***** Task data *****

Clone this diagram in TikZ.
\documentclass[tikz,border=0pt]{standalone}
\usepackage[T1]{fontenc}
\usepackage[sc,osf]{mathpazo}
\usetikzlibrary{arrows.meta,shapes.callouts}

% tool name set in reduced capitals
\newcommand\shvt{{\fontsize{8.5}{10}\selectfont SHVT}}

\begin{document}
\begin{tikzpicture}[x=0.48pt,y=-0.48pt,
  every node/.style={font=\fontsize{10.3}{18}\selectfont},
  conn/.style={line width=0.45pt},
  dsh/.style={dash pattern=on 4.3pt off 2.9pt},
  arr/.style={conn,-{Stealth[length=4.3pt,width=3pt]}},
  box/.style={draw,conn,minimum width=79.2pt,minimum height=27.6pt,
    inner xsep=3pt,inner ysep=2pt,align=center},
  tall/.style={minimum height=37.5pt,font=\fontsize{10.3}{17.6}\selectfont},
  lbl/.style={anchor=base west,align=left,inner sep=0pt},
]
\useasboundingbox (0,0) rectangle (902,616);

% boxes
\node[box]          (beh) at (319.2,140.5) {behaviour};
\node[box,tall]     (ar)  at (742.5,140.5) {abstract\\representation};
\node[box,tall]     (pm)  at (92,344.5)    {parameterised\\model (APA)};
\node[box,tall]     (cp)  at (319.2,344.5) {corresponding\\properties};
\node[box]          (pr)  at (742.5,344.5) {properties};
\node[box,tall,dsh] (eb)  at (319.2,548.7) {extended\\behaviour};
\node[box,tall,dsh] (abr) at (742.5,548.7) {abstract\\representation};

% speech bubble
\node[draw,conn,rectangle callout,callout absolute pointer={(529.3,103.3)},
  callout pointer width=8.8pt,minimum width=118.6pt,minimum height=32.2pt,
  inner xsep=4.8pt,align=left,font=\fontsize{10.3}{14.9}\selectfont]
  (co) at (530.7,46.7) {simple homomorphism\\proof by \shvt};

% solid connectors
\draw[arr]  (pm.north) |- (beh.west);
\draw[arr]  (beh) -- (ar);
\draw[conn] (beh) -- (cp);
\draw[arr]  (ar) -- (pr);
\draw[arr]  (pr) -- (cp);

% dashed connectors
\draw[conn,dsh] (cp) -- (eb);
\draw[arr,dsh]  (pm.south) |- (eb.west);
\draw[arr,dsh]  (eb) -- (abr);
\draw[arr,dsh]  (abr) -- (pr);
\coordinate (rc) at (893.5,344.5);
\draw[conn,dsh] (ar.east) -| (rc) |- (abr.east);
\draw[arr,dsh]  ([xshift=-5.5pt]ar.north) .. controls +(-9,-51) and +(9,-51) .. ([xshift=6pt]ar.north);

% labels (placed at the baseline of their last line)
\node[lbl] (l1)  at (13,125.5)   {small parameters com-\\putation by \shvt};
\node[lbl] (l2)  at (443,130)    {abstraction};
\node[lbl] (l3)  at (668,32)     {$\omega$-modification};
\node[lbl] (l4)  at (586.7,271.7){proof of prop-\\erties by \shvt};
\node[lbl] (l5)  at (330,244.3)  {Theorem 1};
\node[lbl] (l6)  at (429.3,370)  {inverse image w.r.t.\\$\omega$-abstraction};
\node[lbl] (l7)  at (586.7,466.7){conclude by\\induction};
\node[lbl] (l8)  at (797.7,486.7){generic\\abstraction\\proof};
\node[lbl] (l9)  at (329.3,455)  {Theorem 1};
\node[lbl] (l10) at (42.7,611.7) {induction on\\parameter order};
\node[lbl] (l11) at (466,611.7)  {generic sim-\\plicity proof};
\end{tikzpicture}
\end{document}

*****
***** Task data *****

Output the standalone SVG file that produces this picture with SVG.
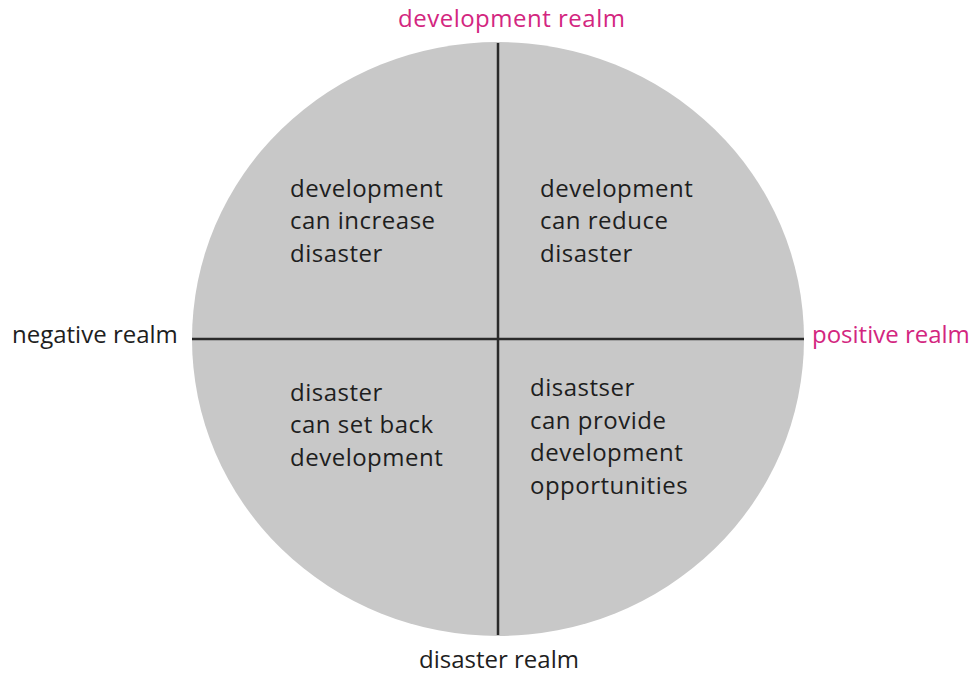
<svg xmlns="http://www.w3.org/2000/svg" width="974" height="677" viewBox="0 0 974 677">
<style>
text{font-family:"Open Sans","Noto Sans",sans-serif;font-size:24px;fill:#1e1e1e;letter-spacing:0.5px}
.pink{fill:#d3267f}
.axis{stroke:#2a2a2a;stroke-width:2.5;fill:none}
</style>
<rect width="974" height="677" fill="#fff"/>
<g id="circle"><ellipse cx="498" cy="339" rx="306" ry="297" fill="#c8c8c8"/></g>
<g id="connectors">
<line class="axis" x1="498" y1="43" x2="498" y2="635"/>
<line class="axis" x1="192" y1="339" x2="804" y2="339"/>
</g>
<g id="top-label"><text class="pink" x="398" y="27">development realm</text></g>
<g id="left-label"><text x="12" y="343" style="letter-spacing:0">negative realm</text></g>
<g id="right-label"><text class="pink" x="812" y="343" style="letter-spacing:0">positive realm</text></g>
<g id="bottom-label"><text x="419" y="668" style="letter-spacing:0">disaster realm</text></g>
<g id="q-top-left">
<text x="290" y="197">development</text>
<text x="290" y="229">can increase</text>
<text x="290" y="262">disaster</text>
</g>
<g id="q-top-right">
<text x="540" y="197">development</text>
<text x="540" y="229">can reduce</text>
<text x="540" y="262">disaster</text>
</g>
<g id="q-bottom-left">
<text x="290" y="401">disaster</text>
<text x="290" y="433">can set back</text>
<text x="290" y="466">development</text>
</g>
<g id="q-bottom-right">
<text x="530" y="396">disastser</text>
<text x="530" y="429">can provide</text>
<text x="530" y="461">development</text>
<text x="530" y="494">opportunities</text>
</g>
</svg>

*****

▶ [Instructions for the task]:
List each line in the listing that contains the string "standalone".

▶ [The reply]:
\documentclass[tikz,border=0pt]{standalone}
Output the standalone SVG file that produces this picture with SVG.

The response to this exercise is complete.